ONYEDIKA AGBEDO
For the second time in a period of four months, the National Chairman of the All Progressives Congress (APC), Chief John Odigie-Oyegun, has survived yet another rumoured plot to remove him from office.
Although his tenure and that of other National Working Committee (NWC) members constitutionally expires on June 30, this year, it was strongly speculated that he would be asked to quit office during last Tuesday’s NEC meeting of the party held in Abuja. The speculation became rife when less than a week to the National Executive Committee (NEC) meeting, the National Leader of the party, Asiwaju Bola Ahmed Tinubu, who was appointed by President Muhammadu Buhari to reconcile aggrieved members, wrote to the President accusing Odigie-Oyegun of sabotaging his peace efforts. Although President Buhari promptly waded into the misunderstanding, the expectation was that the NEC members would call for Odigie-Oyegun’s head at the meeting for allegedly building bumps on the road to peace in the party at this critical time. But the NEC took a different course and came out with a different resolution after three hours of deliberation. They granted Odigie-Oyegun and the entire NWC members a 12-month tenure extension.
It could be recalled that a similar scenario had played out at the party’s NEC meeting on October 31, 2017. A day before the meeting, protesters had invaded the party’s secretariat in Abuja demanding for Odigie-Oyegun’s removal. With the protest, an earlier rumour that about 17 governors of the party were plotting to remove him gained public attention. But after the NEC meeting, Speaker of the House of Representatives, Yakubu Dogara, who briefed newsmen, said the NEC had passed a vote of confidence on President Muhammadu Buhari and Odigie-Oyegun and his team.
Whether the said plots to remove Oyegun were mere speculations or there was an element of truth in them, the perception in the public domain with regard to the recent development is that Oyegun has survived again. He has beaten his traducers to their game for a second time. He has proved, according to Chuck Palahniuk, that “you gain power by pretending to be weak.” Now, those who gave him power and are seeking to take it from him know that he too is a master of the game.
Even though it was understood that the party’s NEC arrived at the decision to avoid passing through the rigours of conducting congresses from the ward to the national level and dealing with the attendant consequences with preparations for the 2019 elections already on hand, the development has no doubt put Odigie-Oyegun in a position to further tighten his grip on the power in his hand, meaning he would remain a torn in the flesh of the party’s stakeholders who are allegedly scheming for his ouster for at least another one year and four months.
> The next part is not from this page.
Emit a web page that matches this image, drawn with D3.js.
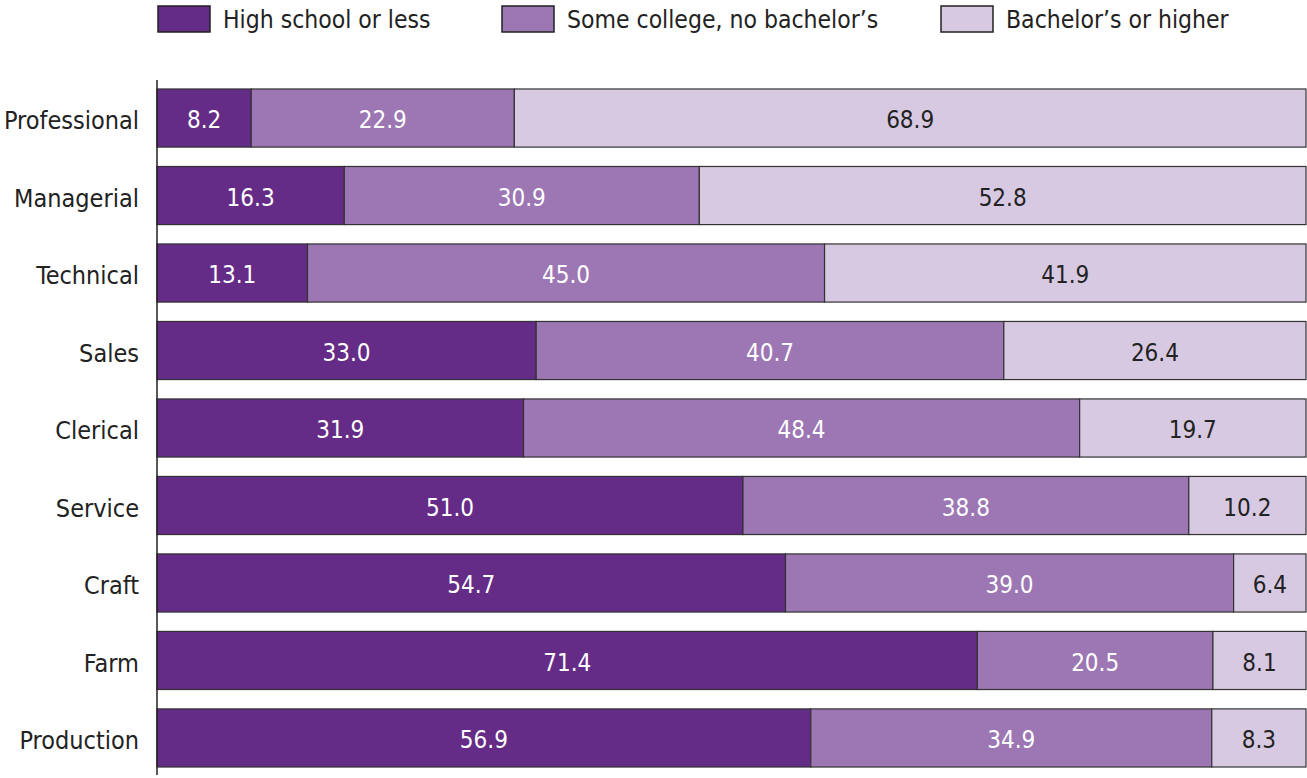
<!DOCTYPE html>
<html><head><meta charset="utf-8">
<script src="https://cdn.jsdelivr.net/npm/d3@7"></script>
<style>body{margin:0;background:#fff}svg{display:block}</style>
</head><body>
<script>
const categories = ["Professional","Managerial","Technical","Sales","Clerical","Service","Craft","Farm","Production"];
const seriesNames = ["High school or less","Some college, no bachelor\u2019s","Bachelor\u2019s or higher"];
const highSchool = [8.2,16.3,13.1,33.0,31.9,51.0,54.7,71.4,56.9];
const someCollege = [22.9,30.9,45.0,40.7,48.4,38.8,39.0,20.5,34.9];
const bachelors = [68.9,52.8,41.9,26.4,19.7,10.2,6.4,8.1,8.3];
const colors = ["#652c87","#9c77b3","#d8c9e2"];
const textColors = ["#ffffff","#ffffff","#222222"];

const W = 1307, H = 778;
const font = "'DejaVu Sans Condensed','DejaVu Sans',sans-serif";
const svg = d3.select("body").append("svg").attr("width", W).attr("height", H);

const rows = categories.map((c,i)=>({cat:c, s0:highSchool[i], s1:someCollege[i], s2:bachelors[i]}));
const stack = d3.stack().keys(["s0","s1","s2"])(rows);

const x = d3.scaleLinear().domain([0,100]).range([157,1306]);
const y = d3.scaleBand().domain(categories).range([79.3,776.7]).paddingInner(0.25).paddingOuter(0.125);

const g = svg.append("g");
stack.forEach((layer,k)=>{
  const gl = g.append("g");
  gl.selectAll("rect").data(layer).join("rect")
    .attr("x", d=>x(d[0]))
    .attr("y", d=>y(d.data.cat))
    .attr("width", d=>Math.min(x(d[1]),x(100))-x(d[0]))
    .attr("height", y.bandwidth())
    .attr("fill", colors[k])
    .attr("stroke", "#333")
    .attr("stroke-width", 1.2);
  gl.selectAll("text").data(layer).join("text")
    .attr("x", d=>(x(d[0])+Math.min(x(d[1]),x(100)))/2)
    .attr("y", d=>y(d.data.cat)+y.bandwidth()/2)
    .attr("dy","0.42em")
    .attr("text-anchor","middle")
    .attr("fill", textColors[k])
    .style("font-family", font).style("font-size","24px")
    .text(d=>(d[1]-d[0]).toFixed(1));
});

// y axis
const yAxis = d3.axisLeft(y).tickSize(0).tickPadding(18);
const ya = svg.append("g").attr("transform","translate(157,0)").call(yAxis);
ya.select(".domain").attr("d","M0,80V775").attr("stroke","#222").attr("stroke-width",1.5);
ya.selectAll("text").attr("dy","0.45em").style("font-family",font).style("font-size","25px").attr("fill","#222");

// legend
const legX = [158, 502, 941];
const leg = svg.append("g");
seriesNames.forEach((n,i)=>{
  leg.append("rect").attr("x",legX[i]).attr("y",6).attr("width",52).attr("height",26)
    .attr("fill",colors[i]).attr("stroke","#222").attr("stroke-width",1.5);
  leg.append("text").attr("x",legX[i]+65).attr("y",19).attr("dy","0.38em")
    .style("font-family",font).style("font-size","24.5px").attr("fill","#222").text(n);
});
</script>
</body></html>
But it’s not yet time to pop champagne; but that is if he has understanding of the times. The party he is leading now is unlike the party he was elected to lead on June 13, 2014, which he led to victory in the 2015 elections. It is challenged on virtually all fronts, from poor delivery on its electoral promises to monumental crisis of confidence within its fold. On the other hand, Nigerians are becoming wiser by the day politically. As such, not many people covet the office he occupies today. So, he has to carry out his duties with tact if he must avoid leading the party to doom in 2019. Getting it right would certainly earn him greater honour and respect among APC faithful and in political circles. Besides, that is when he can truly declare: “The prophets of doom have been put to shame”, as he was quoted to have said shortly after his tenure extension was announced.
Born on August 12, 1939, in Warri, Delta State to an Edo father and Urhobo mother from Agbarha Warri, Odigie-Oyegun attended St. Patrick’s College, Asaba, and then the University of Ibadan where he obtained a Bachelors degree in Economics. He joined the federal civil service after graduation and served in various capacities as a development planner. He was appointed Permanent Secretary after 13 years.
In 1985, he voluntarily retired from service and went into business. In 1992, he was elected as the civilian governor of Edo State on the platform of the defunct Social Democratic Party (SDP) during the transition to civil rule programme of Gen. Ibrahim Babangida. He was removed from office after Gen. Sani Abacha seized power on November 17, 1993. He became a leader of the defunct All Nigeria Peoples Party (ANPP) after the restoration of democracy in 1999. On June 13, 2014, he was elected the national chairman of the APC.